Kenianische Ärzte in der Zwickmühle – gehen oder bleiben?

Gloria Kabare ist am Ende ihres sechsjährigen Medizinstudiums, absolviert gerade ihr einjähriges Pflichtpraktikum in einem staatlichen Krankenhaus etwas außerhalb der kenianischen Hauptstadt Nairobi. „Wir sind immer abrufbereit“, berichtet die angehende Ärztin. „Die Arbeitsbelastung ist sehr hoch.“ Oft ist sie alleine für eine Station mit 50 Betten zuständig. Am meisten mache ihr der Dienst in der Notaufnahme und im OP zu schaffen, sagt die junge Frau. „Da arbeiten wir Sonntag bis Sonntag, freie Tage sind selten.“

Besonders ältere Kolleginnen und Kollegen raten ihr immer wieder, ins Ausland zu gehen, berichtet die 27-Jährige. Die Bezahlung, die Ausstattung, die Jobzufriedenheit und die Weiterbildungsmöglichkeiten seien anderswo einfach besser. Am Ende ihres praktischen Jahres könnte Gloria Kabare theoretisch als „Medical Officer“ arbeiten, quasi als Assistenzärztin. Die werden in Kenia aber kaum eingestellt, oft werden Stellen lieber mit medizinischen Fachangestellten besetzt, weil die weniger Geld kosten.

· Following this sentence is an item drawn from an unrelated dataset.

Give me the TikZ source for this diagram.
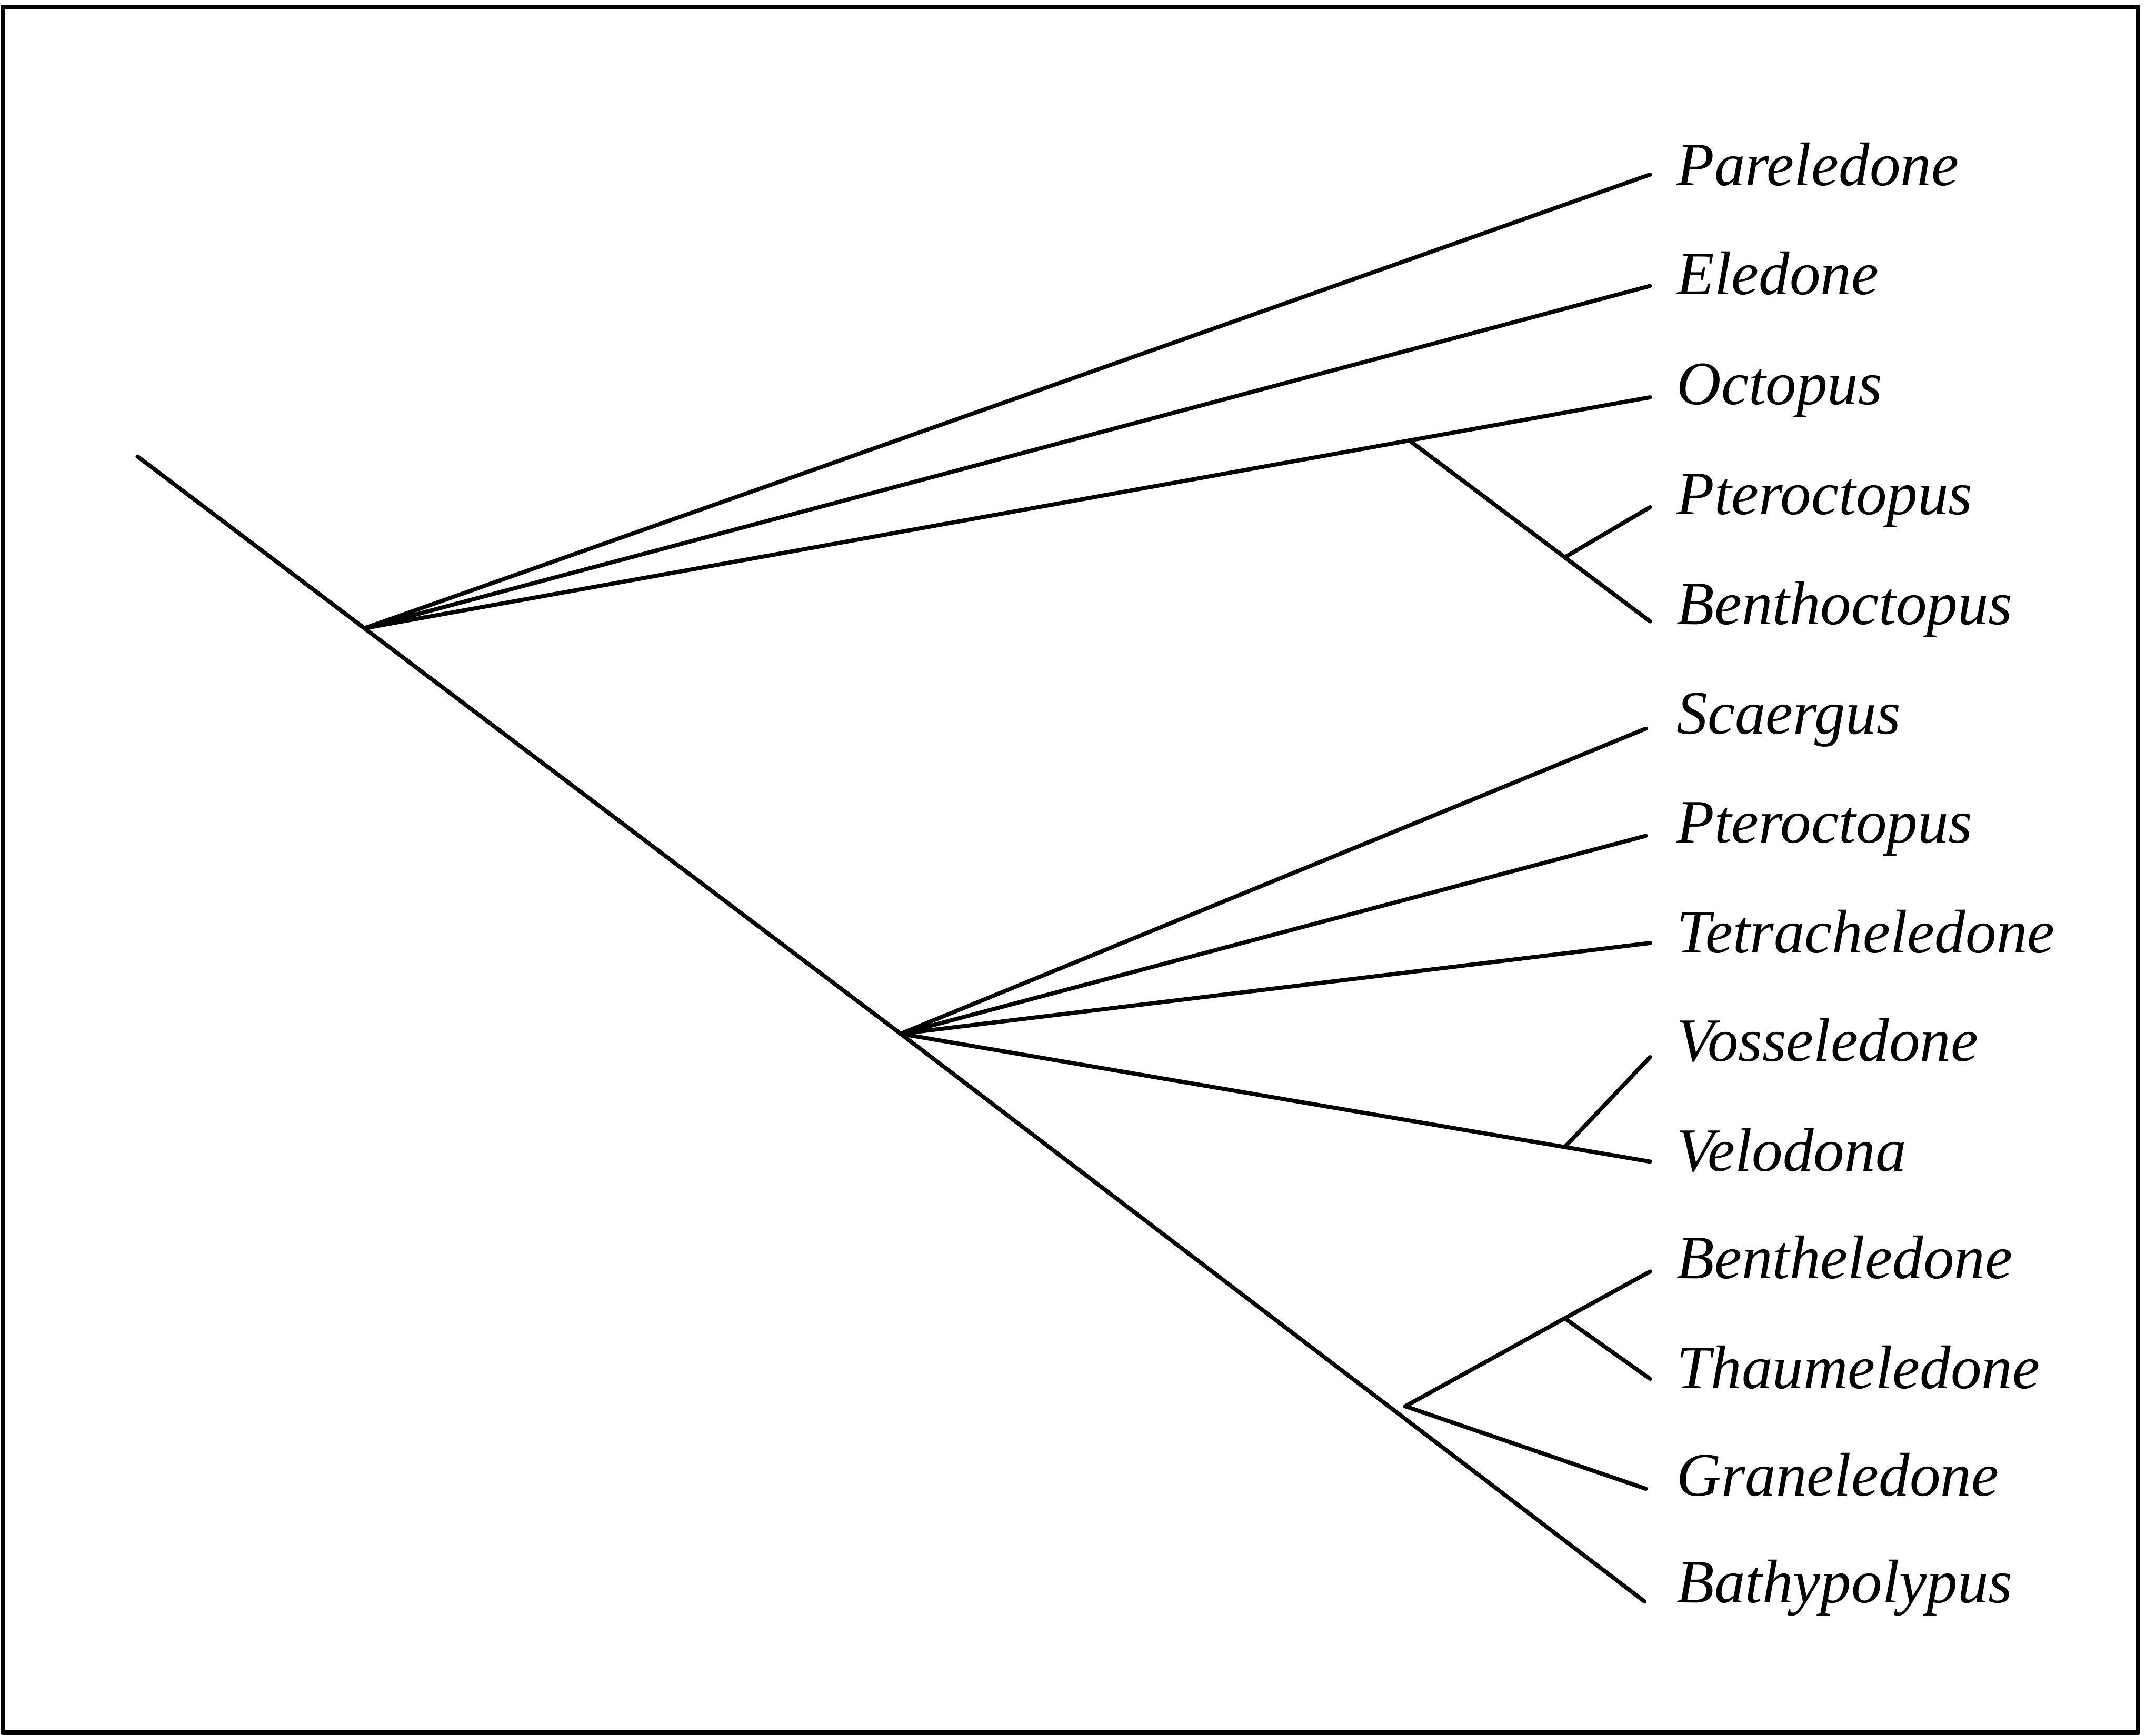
\documentclass[tikz,border=0pt]{standalone}
\usepackage{fontspec}
\setmainfont{Liberation Serif}
\usetikzlibrary{positioning}

\begin{document}
\begin{tikzpicture}[x=0.01cm,y=-0.01cm,line width=0.85pt,line cap=round,line join=round]
  \tikzstyle{taxon}=[anchor=base west,inner sep=0pt,font=\fontsize{12.75}{15}\selectfont\itshape]
\useasboundingbox (0,0) rectangle (1568,1262);
\draw[line width=0.95pt] (2,5) rectangle (1555,1260.5);
% inner nodes
\coordinate (r) at (100,332);
\coordinate (a) at (265,457);
\coordinate (b) at (1025,320.4);
\coordinate (c) at (655,752);
\coordinate (d) at (1022,1023);
\coordinate (e) at (1138,405.4);
\coordinate (f) at (1138,834.4);
\coordinate (g) at (1138,959);
% leaf ends
\coordinate (e1) at (1200,127);
\coordinate (e2) at (1200,208);
\coordinate (e3) at (1200,289);
\coordinate (e4) at (1200,369);
\coordinate (e5) at (1200,452);
\coordinate (e6) at (1197,530);
\coordinate (e7) at (1197,608);
\coordinate (e8) at (1200,686);
\coordinate (e9) at (1200,769);
\coordinate (e10) at (1200,845);
\coordinate (e11) at (1200,925);
\coordinate (e12) at (1200,1003);
\coordinate (e13) at (1197,1083);
\coordinate (e14) at (1196,1165);
% taxa
\node[taxon] (t1) at (1218,135) {Pareledone};
\node[taxon] (t2) at (1218,214) {Eledone};
\node[taxon] (t3) at (1218,294) {Octopus};
\node[taxon] (t4) at (1218,374) {Pteroctopus};
\node[taxon] (t5) at (1218,454) {Benthoctopus};
\node[taxon] (t6) at (1218,534) {Scaergus};
\node[taxon] (t7) at (1218,613) {Pteroctopus};
\node[taxon] (t8) at (1218,693) {Tetracheledone};
\node[taxon] (t9) at (1218,772) {Vosseledone};
\node[taxon] (t10) at (1218,852) {Velodona};
\node[taxon] (t11) at (1218,930) {Bentheledone};
\node[taxon] (t12) at (1218,1010) {Thaumeledone};
\node[taxon] (t13) at (1218,1088) {Graneledone};
\node[taxon] (t14) at (1218,1166) {Bathypolypus};
% branches
\draw (r) -- (a) -- (c) -- (e14);
\draw (a) -- (e1);
\draw (a) -- (e2);
\draw (a) -- (b) -- (e3);
\draw (b) -- (e) -- (e5);
\draw (e) -- (e4);
\draw (c) -- (e6);
\draw (c) -- (e7);
\draw (c) -- (e8);
\draw (c) -- (f) -- (e10);
\draw (f) -- (e9);
\draw (d) -- (g) -- (e11);
\draw (g) -- (e12);
\draw (d) -- (e13);
\end{tikzpicture}
\end{document}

Erst nach der Facharztausbildung habe man wirkliche Chancen, eine gute Stelle im Krankenhaus zu finden, sagt Kabare. Weiterstudieren müsse man sich aber leisten können, denn als Fachärztin in Ausbildung zahle man hohe Studiengebühren, bekomme vom Krankenhaus hingegen nur ein Taschengeld. Einerseits gebe es im Gesundheitssystem nicht genug Geld, andererseits würden dringend mehr Ärzte gebraucht. „Es gibt da ein Missmanagement“, sagt Kabare.

Laut einer aktuellen Analyse der panafrikanischen Wochenzeitung „The Continent“ arbeiten etwa 55.000 in Afrika ausgebildete Ärztinnen und Ärzte in 15 der reichsten Länder. Schon an den Universitäten stellen sich Agenturen und Krankenhäuser aus dem Ausland vor. Es gibt wenig verlässliche aktuelle Zahlen, 2003 war etwa die Hälfte der ausgebildeten und registrierten kenianischen Ärztinnen und Ärzte nicht in ihrem Heimatland tätig.

Für Kenia ist es eine Zwickmühle. Einerseits wirbt die Regierung damit, im Ausland Arbeitsmöglichkeiten für Kenianerinnen und Kenianer zu sichern, auch weil das unterfinanzierte Gesundheitssystem gar nicht alle Absolventen aufnehmen kann. Gleichzeitig muss sie aber versuchen, die Abwanderung von Ärztinnen und Ärzten zu kontrollieren, damit genug zurückbleiben, um zumindest eine grundlegende Versorgung aufrechtzuerhalten.

In Kenia kamen 2021 auf 100.000 Einwohner 27 Ärzte. In Deutschland waren es 450. Insgesamt etwa 450 ausgebildete Krankenpfleger und Ärztinnen braucht es pro 100.000 Einwohnern laut der Weltgesundheitsorganisation, um flächendeckend grundlegende Gesundheitsversorgung anbieten zu können. Je weniger Mediziner eingestellt werden, desto mehr Verantwortung und Arbeit lastet auf Studierenden im praktischen Jahr wie Gloria Kabare.

Die Weltgesundheitsorganisation schätzt, dass 2030 etwa zehn Millionen qualifizierte Kräfte im Gesundheitswesen fehlen werden. Vor allem in Ländern mit mittlerem und geringem Einkommen auf dem afrikanischen Kontinent verschärft sich die Lage stetig. Wer geht, kommt nur selten zurück. „Das wird in Zukunft zu einem noch größeren Problem werden“, meint Kabare.

Sie engagiert sich im „International Student Surgical Network“, interessiert sich für Wissenschaft, hat ihre Forschungspaper auf Konferenzen in den USA und Frankreich präsentiert. Ein Praktikum hat sie in einem Krankenhaus in Essen im Ruhrgebiet gemacht. Sie weiß, was im Ausland geboten wird und was im kenianischen Gesundheitssektor alles fehlt. „Das Gesundheitssystem muss ausgebaut werden“, sagt die junge Frau. Die Regierung müsse dringend mehr investieren.

Kabare wünscht sich, dass sich der Fokus verschiebt. Hin zu Möglichkeiten in Kenia und anderen afrikanischen Ländern, weg von Europa, den USA, Australien. „Wir werden hier gebraucht“, betont sie.